> **Do this**:
Return each line of the data below exactly, omitting any pictures.

> **Information supplied**:

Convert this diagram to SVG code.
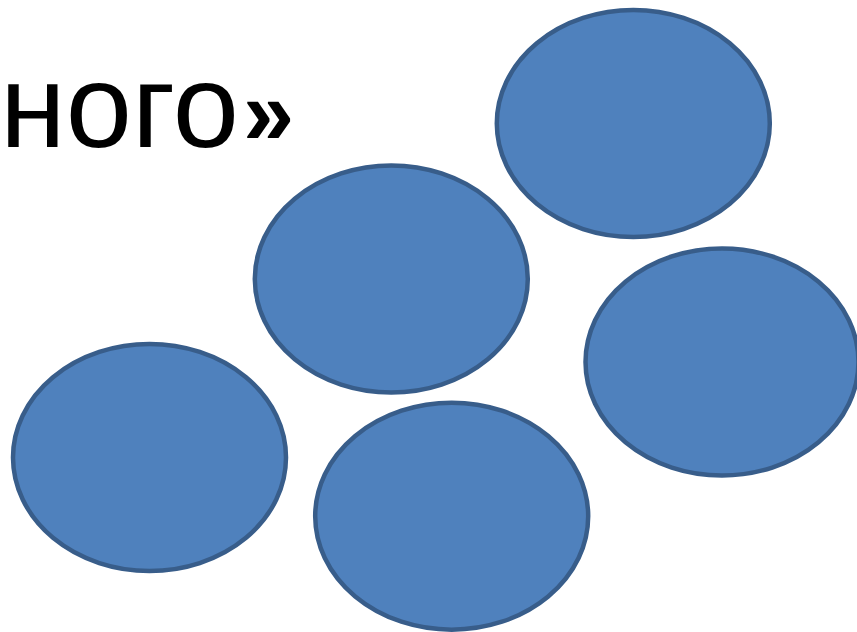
<svg xmlns="http://www.w3.org/2000/svg" width="857" height="632" viewBox="0 0 857 632">
<style>
.node ellipse{fill:#4F81BD;stroke:#385D8A;stroke-width:4.5}
.title{font-family:"Liberation Sans",Arial,sans-serif;font-size:119px;fill:#000}
</style>
<rect width="857" height="632" fill="#fff"/>
<text class="title" x="0" y="147">ного<tspan x="243" y="144" font-size="92" font-weight="bold">»</tspan></text>
<g id="connectors"></g>
<g id="node1" class="node"><ellipse cx="633.3" cy="123.5" rx="136.5" ry="113.5"/></g>
<g id="node2" class="node"><ellipse cx="391.3" cy="279" rx="136.5" ry="113.5"/></g>
<g id="node3" class="node"><ellipse cx="722" cy="362" rx="136.5" ry="113.5"/></g>
<g id="node4" class="node"><ellipse cx="149.5" cy="457.5" rx="136.5" ry="113.5"/></g>
<g id="node5" class="node"><ellipse cx="451.7" cy="516.2" rx="136.5" ry="113.5"/></g>
</svg>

> **Result for this exercise**:
Convert this diagram to SVG code.
<svg xmlns="http://www.w3.org/2000/svg" width="857" height="632" viewBox="0 0 857 632">
<style>
.node ellipse{fill:#4F81BD;stroke:#385D8A;stroke-width:4.5}
.title{font-family:"Liberation Sans",Arial,sans-serif;font-size:119px;fill:#000}
</style>
<rect width="857" height="632" fill="#fff"/>
<text class="title" x="0" y="147">ного<tspan x="243" y="144" font-size="92" font-weight="bold">»</tspan></text>
<g id="connectors"></g>
<g id="node1" class="node"><ellipse cx="633.3" cy="123.5" rx="136.5" ry="113.5"/></g>
<g id="node2" class="node"><ellipse cx="391.3" cy="279" rx="136.5" ry="113.5"/></g>
<g id="node3" class="node"><ellipse cx="722" cy="362" rx="136.5" ry="113.5"/></g>
<g id="node4" class="node"><ellipse cx="149.5" cy="457.5" rx="136.5" ry="113.5"/></g>
<g id="node5" class="node"><ellipse cx="451.7" cy="516.2" rx="136.5" ry="113.5"/></g>
</svg>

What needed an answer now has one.